La Cour ordonne par ailleurs que, lorsque des concessions et/ou des baux ont été accordés sur des terres ancestrales Ogiek à des non-Ogiek et à d’autres personnes ou sociétés privées, l’État doit engager un dialogue et des consultations entre les Ogiek et/ou leurs représentants et les autres parties concernées en vue de s’accorder sur l’autorisation ou non de la poursuite des activités de ces non-Ogiek sous forme de bail et/ou de partage de redevances et d’avantages avec les Ogiek, conformément à la loi sur les terres communautaires. Dans le cas où des terres ont été attribuées à des non-Ogiek et où il est impossible de parvenir à un compromis, l’État devra soit indemniser les tiers concernés et restituer les terres aux Ogiek, soit convenir d’une indemnisation appropriée en faveur des Ogiek.
10% des décisions exécutées
Dans son arrêt de 2017, la Cour avait déjà reconnu les Ogiek comme un peuple autochtone faisant partie de la population kényane, avec un statut particulier et exigeant une protection spéciale en raison de sa vulnérabilité. Suite à cette reconnaissance, la Cour a ordonné que l’État kényan prenne toutes les mesures législatives, administratives et autres nécessaires pour garantir efficacement la reconnaissance totale des Ogiek en tant que peuple autochtone du Kenya, y compris, sans toutefois s’y limiter, la reconnaissance et la protection totales de leur langue et de leurs pratiques culturelles et religieuses.
Le principal défi, désormais, est de voir si le Kenya exécutera la décision de la Cour. La CADHP n’a pas le pouvoir direct d’exiger du gouvernement kényan la mise en œuvre de ses décisions. Le tribunal a mandaté un rapport sur la mise en œuvre de ses ordonnances dans les 12 mois. Une audience aura alors lieu.
« Nous avons bon espoir que le gouvernement appliquera les décisions de la Cour bien que nous sachions qu’il y a toujours une faible volonté politique pour la mise en œuvre de [ses] décisions » explique Daniel Kobei, directeur du Programme de développement du peuple Ogiek, contacté par téléphone. « Nous sommes d’autant plus ravis que la Cour, dans son arrêt sur les réparations, a rendu les choses plus claires quant à la mise en œuvre de ses décisions », poursuit-il.

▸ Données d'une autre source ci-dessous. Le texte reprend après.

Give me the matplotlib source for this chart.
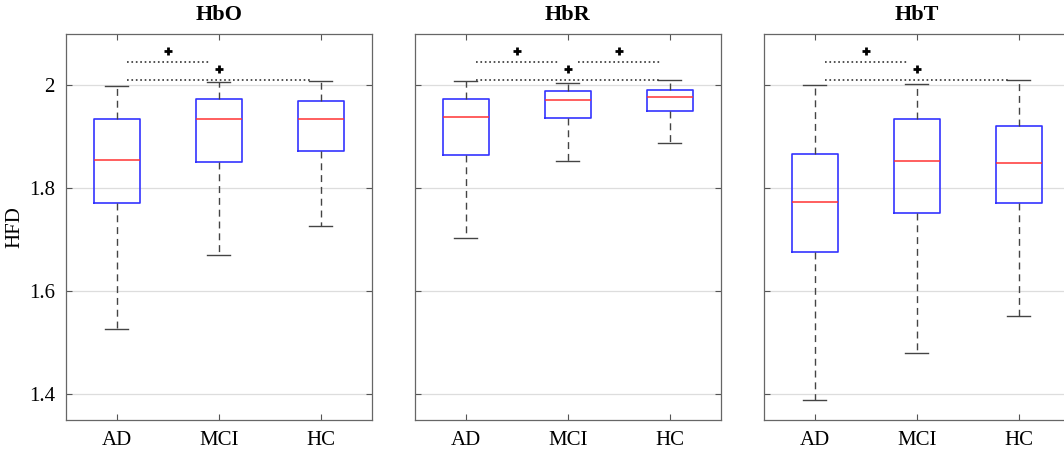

L’exécution de ses décisions est l’un des plus grands problèmes de la CADHP. 10 % seulement de ses décisions ont jusqu’ici été exécutées, tandis que sur les 54 pays signataires du Protocole 33 seulement l’ont ratifié. Seuls huit pays ont signé la déclaration permettant à leurs citoyens et aux ONG établies sur leur territoire de saisir la Cour. Quatre pays – le Rwanda, la Tanzanie, le Bénin et la Côte d’Ivoire – ont retiré leur déclaration.
L’espoir des Ogiek
Les autorités kényanes n’étaient pas immédiatement disponibles pour faire part de leur réaction au jugement de la CADHP. Les Ogiek, eux, se préparent pourtant à la mise en œuvre des décisions de la Cour en leur faveur. « Oui, le gouvernement a sa part à jouer, mais nous nous préparons aussi de notre côté, surtout en ce qui concerne le titre communautaire des terres et le fonds de développement communautaire » affirme Kobei. « Avec le capitalisme et l’individualisme qui sévissent dans la société d’aujourd’hui, tout le monde ne comprend pas de la même façon. Nous avons ainsi commencé des séminaires de sensibilisation et d’explication dans la communauté Ogiek pour que chacun comprenne le sens et l’intérêt de ce titre communautaire, afin que nous puissions travailler ensemble pour notre développement » indique-t-il.
Francisco Cali Tzay, rapporteur spécial des Nations Unies sur les droits des peuples autochtones se réjouit également du jugement de la CADHP. « Je salue cette décision sans précédent de réparations et je reconnais que la décision envoie un signal fort pour la protection de la terre et des droits culturels des Ogiek au Kenya, et pour les droits des peuples autochtones en Afrique et dans le monde », a-t-il déclaré dans un communiqué.